Charmed Circles: Becoming a Believer
In medieval times, when many Christians were unable to make the pilgrimage to the Holy Land, to walk one of the labyrinths inlaid in the naves of European cathedrals was a spiritual metaphor for taking that journey. Whenever I walk the labyrinth, I begin by standing still at the entrance. The path winds to the center so you don't ever get lost. The idea is to get found. Often I'll stand for a while concentrating on something troubling me, then clearing my mind. This time I wondered if I wanted to go on living without my mother. I felt dead inside. I asked her for help. Mother, tell me what to do. Send me a message, a sign.
I entered and walked along the path almost in a trance until I found myself at the center of the rosette. This would be the first time I had ever lain down in the center—as if in total surrender. I don't know how long I lay there, maybe two or three hours. My mind was empty.
Suddenly I was infused with a force or energy I had never experienced before. My whole body began vibrating with a sense of overwhelming joy. What was most shocking was that I was in a state of extreme sexual arousal. I put my hand between my legs and the sensation was electric. I was stunned. I laughed out loud. This was not at all what I expected. I felt more alive than I ever had in my life. Mother? What are you telling me?
My mother was a beauty, a Southern flirt, sensual, in love with men and with life. "Life goes on, darlin'," she seemed to be saying. "Live for the moment."
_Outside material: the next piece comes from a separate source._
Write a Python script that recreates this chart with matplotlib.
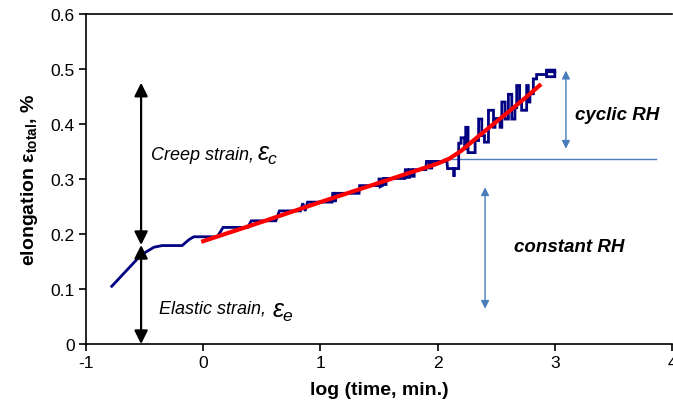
import matplotlib
matplotlib.use("Agg")
import matplotlib.pyplot as plt

plt.rcParams['font.family'] = ['Liberation Sans', 'DejaVu Sans']
plt.rcParams['mathtext.fontset'] = 'custom'
plt.rcParams['mathtext.rm'] = 'Liberation Sans'
plt.rcParams['mathtext.it'] = 'Liberation Sans:italic'
plt.rcParams['mathtext.bf'] = 'Liberation Sans:bold'
plt.rcParams['axes.unicode_minus'] = False

# measured elongation (staircase record)
meas_x = [-0.78, -0.53, -0.42, -0.35, -0.18, -0.12, -0.08, 0.12, 0.17, 0.38, 0.41, 0.62,
          0.65, 0.83, 0.85, 0.87, 0.89, 1.10, 1.105, 1.125, 1.125, 1.13, 1.33, 1.335,
          1.50, 1.50, 1.51, 1.51, 1.53, 1.535, 1.55, 1.55, 1.56, 1.56, 1.72, 1.725,
          1.74, 1.74, 1.76, 1.76, 1.78, 1.78, 1.80, 1.80, 1.90, 1.905, 1.93, 1.93,
          1.95, 1.95, 2.08, 2.085, 2.14, 2.14, 2.14, 2.18, 2.18, 2.20, 2.20, 2.23,
          2.23, 2.24, 2.24, 2.26, 2.26, 2.32, 2.32, 2.35, 2.35, 2.377, 2.377, 2.40,
          2.40, 2.434, 2.434, 2.477, 2.477, 2.49, 2.49, 2.533, 2.533, 2.548, 2.548, 2.576,
          2.576, 2.604, 2.604, 2.633, 2.633, 2.66, 2.66, 2.675, 2.675, 2.70, 2.70, 2.717,
          2.717, 2.76, 2.76, 2.774, 2.774, 2.788, 2.788, 2.817, 2.817, 2.845, 2.845, 2.916,
          2.93, 2.93, 3.0, 3.0, 2.93, 2.93, 3.0]
meas_y = [0.105, 0.162, 0.176, 0.179, 0.179, 0.19, 0.195, 0.195, 0.212, 0.212, 0.224, 0.224,
          0.242, 0.242, 0.256, 0.242, 0.258, 0.258, 0.274, 0.274, 0.258, 0.274, 0.274, 0.288,
          0.288, 0.300, 0.300, 0.286, 0.288, 0.301, 0.301, 0.290, 0.290, 0.301, 0.301, 0.317,
          0.317, 0.303, 0.303, 0.317, 0.317, 0.305, 0.305, 0.317, 0.317, 0.332, 0.332, 0.320,
          0.320, 0.332, 0.332, 0.319, 0.319, 0.304, 0.319, 0.319, 0.365, 0.365, 0.375, 0.375,
          0.355, 0.355, 0.394, 0.394, 0.348, 0.348, 0.370, 0.370, 0.409, 0.409, 0.379, 0.379,
          0.367, 0.367, 0.425, 0.425, 0.394, 0.394, 0.410, 0.410, 0.394, 0.394, 0.440, 0.440,
          0.409, 0.409, 0.454, 0.454, 0.409, 0.409, 0.430, 0.430, 0.470, 0.470, 0.440, 0.440,
          0.425, 0.425, 0.470, 0.470, 0.440, 0.440, 0.455, 0.455, 0.482, 0.482, 0.490, 0.490,
          0.490, 0.498, 0.498, 0.486, 0.486, 0.495, 0.495]

# fitted curve
fit_x = [0.0, 0.5, 1.0, 1.5, 2.0, 2.1, 2.2, 2.35, 2.5, 2.65, 2.8, 2.87]
fit_y = [0.187, 0.222, 0.258, 0.293, 0.328, 0.337, 0.351, 0.378, 0.404, 0.430, 0.457, 0.470]

fig = plt.figure(figsize=(6.73, 4.10), dpi=100)
ax = fig.add_axes([0.1278, 0.1585, 0.8707, 0.8049])

ax.plot(meas_x, meas_y, color='#000080', lw=2.0, solid_joinstyle='miter', zorder=3)
ax.plot(fit_x, fit_y, color='#FF0000', lw=3.0, zorder=4)

ax.set_xlim(-1, 4)
ax.set_ylim(0, 0.6)
ax.set_xticks([-1, 0, 1, 2, 3, 4])
ax.set_yticks([0, 0.1, 0.2, 0.3, 0.4, 0.5, 0.6])
ax.set_yticklabels(['0', '0.1', '0.2', '0.3', '0.4', '0.5', '0.6'])
ax.tick_params(direction='out', length=5, width=1.2, labelsize=12.5, pad=3)
for s in ['left', 'bottom', 'top']:
    ax.spines[s].set_linewidth(1.2)
ax.spines['right'].set_visible(False)

ax.set_xlabel('log (time, min.)', fontsize=14, fontweight='bold', labelpad=8)
ax.set_ylabel(r'elongation $\mathregular{\varepsilon}_{\mathregular{total}}$, %',
              fontsize=14, fontweight='bold', labelpad=8)

# black double arrows
ax.annotate('', xy=(-0.53, 0.475), xytext=(-0.53, 0.18),
            arrowprops=dict(arrowstyle='<|-|>,head_length=0.4,head_width=0.2',
                            mutation_scale=20, color='black', lw=1.6,
                            shrinkA=0, shrinkB=0), zorder=5)
ax.annotate('', xy=(-0.53, 0.18), xytext=(-0.53, 0.0),
            arrowprops=dict(arrowstyle='<|-|>,head_length=0.4,head_width=0.2',
                            mutation_scale=20, color='black', lw=1.6,
                            shrinkA=0, shrinkB=0), zorder=5)

ax.text(-0.445, 0.345, 'Creep strain,', fontsize=13, style='italic', va='center', ha='left')
ax.text(0.46, 0.345, r'$\varepsilon_c$', fontsize=18, va='center', ha='left')
ax.text(-0.374, 0.065, 'Elastic strain,', fontsize=13, style='italic', va='center', ha='left')
ax.text(0.585, 0.06, r'$\varepsilon_e$', fontsize=18, va='center', ha='left')

# blue annotations
bcol = '#4A7EBB'
ax.plot([2.05, 3.86], [0.336, 0.336], color=bcol, lw=1.0, zorder=2)
ax.annotate('', xy=(3.095, 0.497), xytext=(3.095, 0.355),
            arrowprops=dict(arrowstyle='<|-|>,head_length=0.4,head_width=0.2',
                            mutation_scale=12, color=bcol, lw=1.0,
                            shrinkA=0, shrinkB=0))
ax.annotate('', xy=(2.405, 0.285), xytext=(2.405, 0.064),
            arrowprops=dict(arrowstyle='<|-|>,head_length=0.4,head_width=0.2',
                            mutation_scale=12, color=bcol, lw=1.0,
                            shrinkA=0, shrinkB=0))
ax.text(3.17, 0.418, 'cyclic RH', fontsize=13.5, fontweight='bold', style='italic',
        va='center', ha='left')
ax.text(2.65, 0.177, 'constant RH', fontsize=13.5, fontweight='bold', style='italic',
        va='center', ha='left')

fig.savefig('out.png', dpi=100)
"I will, Mama," I promised. "I will."
I had been an atheist all my life. Even at age 6, when I was forced to go to Sunday school, I never believed in God. My mother tried to bribe me with a beautiful blue silk dress she'd made for a Sunday school pageant. My father told me that if I didn't go, he wouldn't let me go to the premiere of Disney's Alice in Wonderland. I didn't believe he would be that cruel, but he didn't let me go to the premiere. At 13 I learned the word atheist and announced to my parents that's what I was. My journalist father went to Paris on assignment and brought back a pair of French high-heeled shoes—my first. He said he would only give them to me if I went to church. I threw scruples to the wind and walked proudly down to the front pew in my fancy new shoes. I didn't believe a word of what I heard. My Episcopalian father couldn't believe I didn't believe. But I just didn't get it.